───── Source material

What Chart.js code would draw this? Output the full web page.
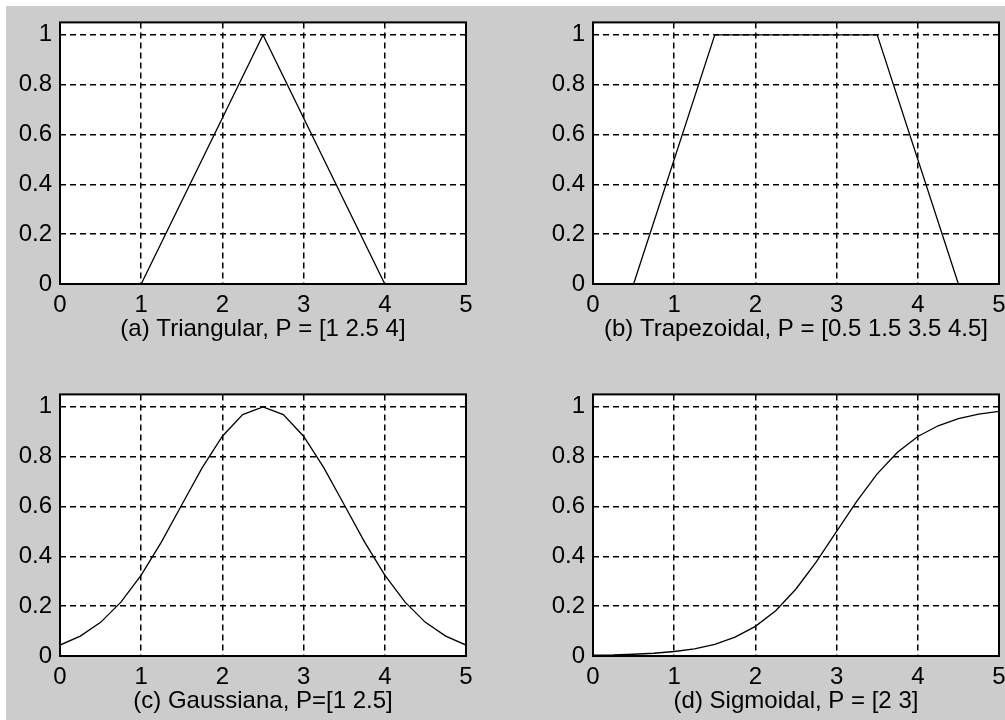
<!DOCTYPE html>
<html>
<head>
<meta charset="utf-8">
<script src="https://cdn.jsdelivr.net/npm/chart.js@4.4.1/dist/chart.umd.min.js"></script>
<style>
  html, body { margin: 0; padding: 0; width: 1005px; height: 720px; overflow: hidden; background: #fff; }
  #fig { position: absolute; left: 6px; top: 6px; width: 999px; height: 714px; background: #cccccc; }
  canvas { position: absolute; }
</style>
</head>
<body>
<div id="fig"></div>
<canvas id="triangular" width="490" height="345" style="left:0px;top:0px"></canvas>
<canvas id="trapezoidal" width="490" height="345" style="left:533px;top:0px"></canvas>
<canvas id="gaussiana" width="490" height="345" style="left:0px;top:372px"></canvas>
<canvas id="sigmoidal" width="490" height="345" style="left:533px;top:372px"></canvas>
<script>
// valores
const xTri = [0, 1, 2.5, 4, 5];
const yTri = [0, 0, 1, 0, 0];

const xTrap = [0, 0.5, 1.5, 3.5, 4.5, 5];
const yTrap = [0, 0, 1, 1, 0, 0];

const xCurva = [0, 0.25, 0.5, 0.75, 1, 1.25, 1.5, 1.75, 2, 2.25, 2.5,
                2.75, 3, 3.25, 3.5, 3.75, 4, 4.25, 4.5, 4.75, 5];
const yGauss = [0.044, 0.08, 0.135, 0.216, 0.325, 0.458, 0.607, 0.755, 0.882, 0.969, 1,
                0.969, 0.882, 0.755, 0.607, 0.458, 0.325, 0.216, 0.135, 0.08, 0.044];
const ySigm = [0.003, 0.004, 0.007, 0.011, 0.018, 0.029, 0.047, 0.076, 0.119, 0.182, 0.269,
               0.378, 0.5, 0.622, 0.731, 0.818, 0.881, 0.924, 0.953, 0.971, 0.982];

const xTicks = [0, 1, 2, 3, 4, 5];
const yTicks = [0, 0.2, 0.4, 0.6, 0.8, 1];
const yTickLabels = ['0', '0.2', '0.4', '0.6', '0.8', '1'];

const titulos = [
  '(a) Triangular, P = [1 2.5 4]',
  '(b) Trapezoidal, P = [0.5 1.5 3.5 4.5]',
  '(c) Gaussiana, P=[1 2.5]',
  '(d) Sigmoidal, P = [2 3]'
];

Chart.defaults.font.family = '"Liberation Sans", Arial, sans-serif';
Chart.defaults.font.size = 24;
Chart.defaults.color = '#000';

const marco = {
  id: 'marco',
  beforeDraw(chart) {
    const { ctx, chartArea: a } = chart;
    ctx.save();
    ctx.fillStyle = '#fff';
    ctx.fillRect(a.left, a.top, a.width, a.height);
    ctx.restore();
  },
  afterDraw(chart) {
    const { ctx, chartArea: a } = chart;
    ctx.save();
    ctx.strokeStyle = '#000';
    ctx.lineWidth = 2;
    ctx.strokeRect(a.left, a.top, a.width, a.height);
    ctx.restore();
  }
};

function dibujar(id, xs, ys, titulo) {
  new Chart(document.getElementById(id), {
    type: 'scatter',
    data: {
      datasets: [{
        data: xs.map((x, i) => ({ x: x, y: ys[i] })),
        showLine: true,
        borderColor: '#000',
        borderWidth: 1.3,
        pointRadius: 0,
        tension: 0
      }]
    },
    options: {
      responsive: false,
      animation: false,
      events: [],
      layout: { padding: { top: 15, right: 24, bottom: 0, left: 0 } },
      plugins: { legend: { display: false }, tooltip: { enabled: false } },
      scales: {
        x: {
          type: 'linear',
          min: 0,
          max: 5,
          afterBuildTicks: s => { s.ticks = xTicks.map(v => ({ value: v })); },
          afterFit: s => { s.height = 61; },
          ticks: { padding: 7, maxRotation: 0, callback: v => String(v) },
          grid: { color: '#000', lineWidth: 1.5, drawTicks: false },
          border: { display: false, dash: [6, 4] },
          title: { display: true, text: titulo, padding: { top: 0, bottom: 1 } }
        },
        y: {
          min: 0,
          max: 1.05,
          afterBuildTicks: s => { s.ticks = yTicks.map(v => ({ value: v })); },
          afterFit: s => { s.width = 60; },
          ticks: { padding: 8, callback: (v, i) => yTickLabels[i] },
          grid: { color: '#000', lineWidth: 1.5, drawTicks: false },
          border: { display: false, dash: [6, 4] }
        }
      }
    },
    plugins: [marco]
  });
}

dibujar('triangular', xTri, yTri, titulos[0]);
dibujar('trapezoidal', xTrap, yTrap, titulos[1]);
dibujar('gaussiana', xCurva, yGauss, titulos[2]);
dibujar('sigmoidal', xCurva, ySigm, titulos[3]);
</script>
</body>
</html>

──────────

▶ **Stated task**:
Every line of the material is to be quoted exactly, with no pictures carried over.

▶ **Final result**:
What Chart.js code would draw this? Output the full web page.
<!DOCTYPE html>
<html>
<head>
<meta charset="utf-8">
<script src="https://cdn.jsdelivr.net/npm/chart.js@4.4.1/dist/chart.umd.min.js"></script>
<style>
  html, body { margin: 0; padding: 0; width: 1005px; height: 720px; overflow: hidden; background: #fff; }
  #fig { position: absolute; left: 6px; top: 6px; width: 999px; height: 714px; background: #cccccc; }
  canvas { position: absolute; }
</style>
</head>
<body>
<div id="fig"></div>
<canvas id="triangular" width="490" height="345" style="left:0px;top:0px"></canvas>
<canvas id="trapezoidal" width="490" height="345" style="left:533px;top:0px"></canvas>
<canvas id="gaussiana" width="490" height="345" style="left:0px;top:372px"></canvas>
<canvas id="sigmoidal" width="490" height="345" style="left:533px;top:372px"></canvas>
<script>
// valores
const xTri = [0, 1, 2.5, 4, 5];
const yTri = [0, 0, 1, 0, 0];

const xTrap = [0, 0.5, 1.5, 3.5, 4.5, 5];
const yTrap = [0, 0, 1, 1, 0, 0];

const xCurva = [0, 0.25, 0.5, 0.75, 1, 1.25, 1.5, 1.75, 2, 2.25, 2.5,
                2.75, 3, 3.25, 3.5, 3.75, 4, 4.25, 4.5, 4.75, 5];
const yGauss = [0.044, 0.08, 0.135, 0.216, 0.325, 0.458, 0.607, 0.755, 0.882, 0.969, 1,
                0.969, 0.882, 0.755, 0.607, 0.458, 0.325, 0.216, 0.135, 0.08, 0.044];
const ySigm = [0.003, 0.004, 0.007, 0.011, 0.018, 0.029, 0.047, 0.076, 0.119, 0.182, 0.269,
               0.378, 0.5, 0.622, 0.731, 0.818, 0.881, 0.924, 0.953, 0.971, 0.982];

const xTicks = [0, 1, 2, 3, 4, 5];
const yTicks = [0, 0.2, 0.4, 0.6, 0.8, 1];
const yTickLabels = ['0', '0.2', '0.4', '0.6', '0.8', '1'];

const titulos = [
  '(a) Triangular, P = [1 2.5 4]',
  '(b) Trapezoidal, P = [0.5 1.5 3.5 4.5]',
  '(c) Gaussiana, P=[1 2.5]',
  '(d) Sigmoidal, P = [2 3]'
];

Chart.defaults.font.family = '"Liberation Sans", Arial, sans-serif';
Chart.defaults.font.size = 24;
Chart.defaults.color = '#000';

const marco = {
  id: 'marco',
  beforeDraw(chart) {
    const { ctx, chartArea: a } = chart;
    ctx.save();
    ctx.fillStyle = '#fff';
    ctx.fillRect(a.left, a.top, a.width, a.height);
    ctx.restore();
  },
  afterDraw(chart) {
    const { ctx, chartArea: a } = chart;
    ctx.save();
    ctx.strokeStyle = '#000';
    ctx.lineWidth = 2;
    ctx.strokeRect(a.left, a.top, a.width, a.height);
    ctx.restore();
  }
};

function dibujar(id, xs, ys, titulo) {
  new Chart(document.getElementById(id), {
    type: 'scatter',
    data: {
      datasets: [{
        data: xs.map((x, i) => ({ x: x, y: ys[i] })),
        showLine: true,
        borderColor: '#000',
        borderWidth: 1.3,
        pointRadius: 0,
        tension: 0
      }]
    },
    options: {
      responsive: false,
      animation: false,
      events: [],
      layout: { padding: { top: 15, right: 24, bottom: 0, left: 0 } },
      plugins: { legend: { display: false }, tooltip: { enabled: false } },
      scales: {
        x: {
          type: 'linear',
          min: 0,
          max: 5,
          afterBuildTicks: s => { s.ticks = xTicks.map(v => ({ value: v })); },
          afterFit: s => { s.height = 61; },
          ticks: { padding: 7, maxRotation: 0, callback: v => String(v) },
          grid: { color: '#000', lineWidth: 1.5, drawTicks: false },
          border: { display: false, dash: [6, 4] },
          title: { display: true, text: titulo, padding: { top: 0, bottom: 1 } }
        },
        y: {
          min: 0,
          max: 1.05,
          afterBuildTicks: s => { s.ticks = yTicks.map(v => ({ value: v })); },
          afterFit: s => { s.width = 60; },
          ticks: { padding: 8, callback: (v, i) => yTickLabels[i] },
          grid: { color: '#000', lineWidth: 1.5, drawTicks: false },
          border: { display: false, dash: [6, 4] }
        }
      }
    },
    plugins: [marco]
  });
}

dibujar('triangular', xTri, yTri, titulos[0]);
dibujar('trapezoidal', xTrap, yTrap, titulos[1]);
dibujar('gaussiana', xCurva, yGauss, titulos[2]);
dibujar('sigmoidal', xCurva, ySigm, titulos[3]);
</script>
</body>
</html>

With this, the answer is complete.